Não obstante, apesar das prováveis diferenças de análise, concordo com o absurdo, e a violência para a economia portuguesa, que significa manter uma moeda fundamentalmente ajustada, ao longo do tempo, à capacidade produtiva e exportadora, aos níveis de produtividade e ao perfil comercial, de países como a Alemanha.
HM
Mas o que tem o Euro a ver com os desequilíbrios macroeconómicos portugueses? Eles existiam tanto no tempo do padrão ouro como no das flutuações cambiais.
As formas de lidar com o problema estão todas fora dessas limitadas quatro. Desvalorizar a moeda leva ao Zimbabwe e no futuro à adopção unilateral do Euro ou Dólar ou qualquer outra moeda estável. Se as importações estão elevadas há é que aumentar as exportações. Estagnação económica é o resultado de défices orçamentais continuados. Défices orçamentais continuados não são resultado de opções cambiais mas sim de opções de gastar mais do que se angaria.

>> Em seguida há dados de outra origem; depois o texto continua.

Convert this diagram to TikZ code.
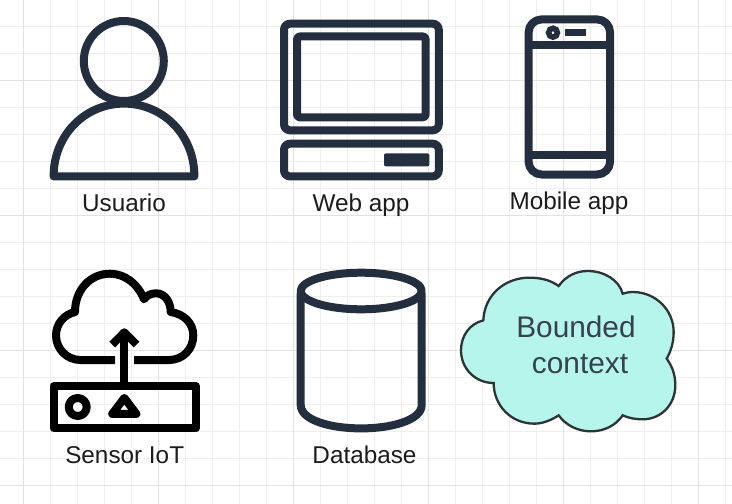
\documentclass[tikz,border=0pt]{standalone}
\usepackage{fontspec}
\setmainfont{Liberation Sans}
\definecolor{navyicon}{HTML}{232F3E}
\definecolor{gridmajor}{HTML}{E2E2E2}
\definecolor{gridminor}{HTML}{EEEEEE}
\definecolor{cloudfill}{HTML}{B5F5EC}
\definecolor{cloudline}{HTML}{2D3436}
\definecolor{labeltext}{HTML}{1C1C1C}
\definecolor{cloudtext}{HTML}{36414C}
\tikzset{
  navy/.style={draw=navyicon,line width=8pt,line join=round},
  blackicon/.style={draw=black,line width=8pt,line join=round},
  caption/.style={text=labeltext,anchor=base,inner sep=0pt,font=\fontsize{24.3}{28}\selectfont},
  cloudcaption/.style={text=cloudtext,anchor=base,inner sep=0pt,font=\fontsize{29.8}{34}\selectfont}
}
\begin{document}
\begin{tikzpicture}[x=1pt,y=-1pt]
\useasboundingbox (0,0) rectangle (732,504);
\fill[white] (0,0) rectangle (732,504);
% grid
\foreach \i in {0,...,27} {\draw[gridminor,line width=1pt] ({23.4+27*\i},0) -- ({23.4+27*\i},504);}
\foreach \i in {0,...,18} {\draw[gridminor,line width=1pt] (0,{-0.7+27*\i}) -- (732,{-0.7+27*\i});}
\foreach \i in {0,...,5} {\draw[gridmajor,line width=1pt] ({23.4+135*\i},0) -- ({23.4+135*\i},504);}
\foreach \i in {0,...,3} {\draw[gridmajor,line width=1pt] (0,{80.3+135*\i}) -- (732,{80.3+135*\i});}
% person
\draw[navy] (123.8,61) circle (40);
\draw[navy] (53.6,176.4) .. controls (53.6,135) and (85,103.6) .. (124,103.6) .. controls (163,103.6) and (194.4,135) .. (194.4,176.4) -- cycle;
% computer
\draw[navy,rounded corners=6pt] (284,23.7) rectangle (438.8,130.3);
\draw[navy,rounded corners=3pt] (297,36.4) rectangle (425.7,117.4);
\draw[navy,rounded corners=6pt] (284,143.7) rectangle (438.8,176.4);
\fill[navyicon,rounded corners=2pt] (384,153.3) rectangle (429.4,166.4);
% phone
\draw[navy,rounded corners=13pt] (528.6,19.4) rectangle (610.1,174.5);
\draw[navy] (528.6,44.7) -- (610.1,44.7);
\draw[navy] (528.6,155.2) -- (610.1,155.2);
\draw[draw=navyicon,line width=5.6pt] (553,32.7) circle (4.4);
\fill[navyicon] (565.3,29) rectangle (585.7,36);
% sensor
\draw[blackicon] (53.6,386) rectangle (195.8,428.4);
\draw[blackicon] (77.7,407) circle (9);
\draw[blackicon] (124.3,397.9) -- (136.4,413.9) -- (112.2,413.9) -- cycle;
\draw[blackicon] (124.3,386) -- (124.3,334);
\draw[blackicon] (112.3,344.6) -- (124.3,332.3) -- (136.6,344.6);
\draw[blackicon,line cap=butt] (115,360) -- (80.6,360) .. controls (67,360) and (56,349) .. (56,335.3) .. controls (56,324) and (64,314.5) .. (75,312) .. controls (75,290) and (90,273.7) .. (110,273.7) .. controls (125,273.7) and (138,284) .. (144,299.3) .. controls (146.5,295.5) and (151,293.3) .. (156,293.3) .. controls (165,293.3) and (170.7,302) .. (170.7,312) .. controls (184,314) and (193.3,323) .. (193.3,335.5) .. controls (193.3,349) and (183,360) .. (169,360) -- (134,360);
% database
\draw[navy] (361.2,291) ellipse [x radius=60.5,y radius=18.3];
\draw[navy] (300.7,293) -- (300.7,405) .. controls (300.7,420) and (330,428.4) .. (361.2,428.4) .. controls (392,428.4) and (421.7,420) .. (421.7,405) -- (421.7,293);
% bounded context cloud
\begin{scope}[shift={(366,252)},x=0.33333pt,y=-0.33333pt]
\draw[fill=cloudfill,draw=cloudline,line width=2.3pt]
 (578,102) .. controls (600,72) and (630,57) .. (665,57) .. controls (715,57) and (760,85) .. (770,125)
 .. controls (785,121) and (790,120) .. (800,120) .. controls (870,120) and (923,175) .. (923,240)
 .. controls (923,270) and (915,297) .. (902,320) .. controls (920,345) and (928,370) .. (928,400)
 .. controls (928,458) and (885,502) .. (830,502) .. controls (808,502) and (788,498) .. (770,490)
 .. controls (750,520) and (715,538) .. (675,538) .. controls (635,538) and (600,520) .. (578,490)
 .. controls (555,505) and (530,515) .. (505,515) .. controls (435,515) and (383,460) .. (383,393)
 .. controls (328,393) and (285,350) .. (285,295) .. controls (285,250) and (312,215) .. (352,205)
 .. controls (355,130) and (415,77) .. (490,77) .. controls (525,77) and (555,85) .. (578,102) -- cycle;
\end{scope}
% labels
\node[caption] (usuario) at (124,211) {Usuario};
\node[caption] (webapp) at (361,211) {Web app};
\node[caption] (mobileapp) at (569,209.3) {Mobile app};
\node[caption] (sensor) at (124.7,463) {Sensor IoT};
\node[caption] (database) at (364.5,463) {Database};
\node[cloudcaption] (bounded) at (576,337.3) {Bounded};
\node[cloudcaption] (context) at (580,373.3) {context};
\end{tikzpicture}
\end{document}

A continuada insistência em culpabilizar outros só desvia a atenção do verdadeiro problema, o da economia e administração portuguesas serem pouco eficientes e competitivas. Isso é que é preciso resolver.
No meu comentário acima, quando me referi à poupança do setor privado, especifiquei entre parêntesis que se tratava do rendimento disponível (isto é, após os impostos) das famílias e das empresas "menos o consumo", mas deveria ter dito "menos as suas despesas", de consumo e investimento.
HM
Caro António Silva, a moeda única é um colete que restringe políticas económicas. Disso não deve haver dúvidas.
E não vale a pena "chamar o Zimbabwe".
O que é que propõe para aumentar a competitividade da nossa economia? Aumentar as exportações não é uma coisa que dependa muito da nossa vontade...sobretudo a curto prazo.